### Dataset section
__________________________________________________

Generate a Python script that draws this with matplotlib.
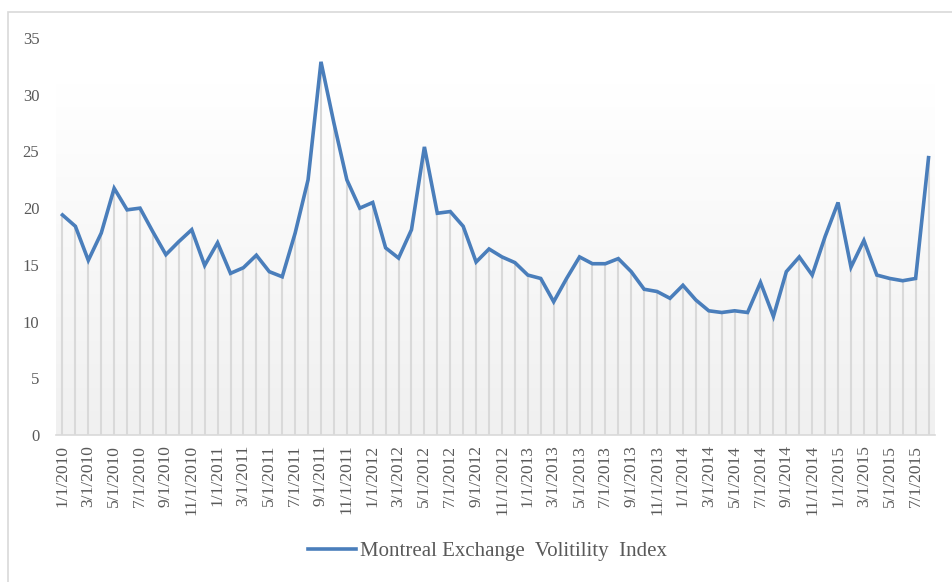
import numpy as np
import pandas as pd
from matplotlib import pyplot as plt
from matplotlib.patches import Rectangle
from matplotlib.colors import LinearSegmentedColormap

# monthly index values, Jan 2010 .. Aug 2015
vix = [19.4, 18.4, 15.4, 17.8, 21.75, 19.85, 20.0, 17.9, 15.9, 17.05,
       18.1, 14.95, 16.95, 14.25, 14.75, 15.85, 14.4, 13.95, 17.8, 22.5,
       32.9, 27.5, 22.5, 20.0, 20.5, 16.5, 15.6, 18.1, 25.4, 19.55,
       19.7, 18.4, 15.25, 16.4, 15.7, 15.2, 14.1, 13.8, 11.75, 13.8,
       15.7, 15.1, 15.1, 15.55, 14.4, 12.85, 12.65, 12.05, 13.2, 11.9,
       10.95, 10.8, 10.95, 10.8, 13.45, 10.45, 14.4, 15.7, 14.1, 17.5,
       20.5, 14.8, 17.15, 14.1, 13.8, 13.6, 13.8, 24.45]
months = pd.date_range("2010-01-01", periods=len(vix), freq="MS")
labels = [f"{d.month}/1/{d.year}" for d in months]
series_name = "Montreal Exchange  Volitility  Index"

grey = "#595959"
blue = "#4a7ebb"

plt.rcParams['font.family'] = ['Liberation Serif', 'DejaVu Serif']

fig = plt.figure(figsize=(9.53, 5.82), dpi=100)
# chart frame (runs off the right and bottom edges)
fig.patches.append(Rectangle((8 / 953, -0.1), 1.2, 1.1 - 12 / 582,
                             transform=fig.transFigure, fill=False,
                             edgecolor="#d9d9d9", lw=1.2))

ax = fig.add_axes([56 / 953, 147 / 582, 879 / 953, 397 / 582])
x = np.arange(len(vix))

# gradient backdrop
grad = np.linspace(0, 1, 256).reshape(-1, 1)
cmap = LinearSegmentedColormap.from_list("g", ["#f0f0f0", "#ffffff"])
ax.imshow(grad, extent=[-0.5, len(vix) - 0.5, 0, 31], aspect="auto",
          cmap=cmap, origin="lower", zorder=0)

ax.vlines(x, 0, vix, colors="#d9d9d9", lw=1.5, zorder=1)
ax.plot(x, vix, color=blue, lw=2.6, solid_joinstyle="miter", zorder=3,
        label=series_name)

ax.set_xlim(-0.5, len(vix) - 0.5)
ax.set_ylim(0, 35)
ax.set_yticks(range(0, 36, 5))
ax.set_xticks(x[::2])
ax.set_xticklabels(labels[::2], rotation=90, fontsize=12.5, color=grey)
ax.tick_params(axis="x", length=0, pad=7)
ax.tick_params(axis="y", length=0, pad=12, labelsize=12, labelcolor=grey)

for s in ["top", "right", "left"]:
    ax.spines[s].set_visible(False)
ax.spines["bottom"].set_color("#d9d9d9")
ax.spines["bottom"].set_linewidth(1.2)
ax.set_facecolor("none")

fig.legend(loc="center", bbox_to_anchor=(0.512, 0.053), frameon=False,
           fontsize=15, handlelength=2.3, handletextpad=0.2,
           labelcolor=grey)

fig.savefig("out.png", dpi=100)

__________________________________________________

### Exercise instructions
Write out nothing but the lines from the start of the data through the line with "from matplotlib.colors import". Leave out the pictures.

### Correct answer
Generate a Python script that draws this with matplotlib.
import numpy as np
import pandas as pd
from matplotlib import pyplot as plt
from matplotlib.patches import Rectangle
from matplotlib.colors import LinearSegmentedColormap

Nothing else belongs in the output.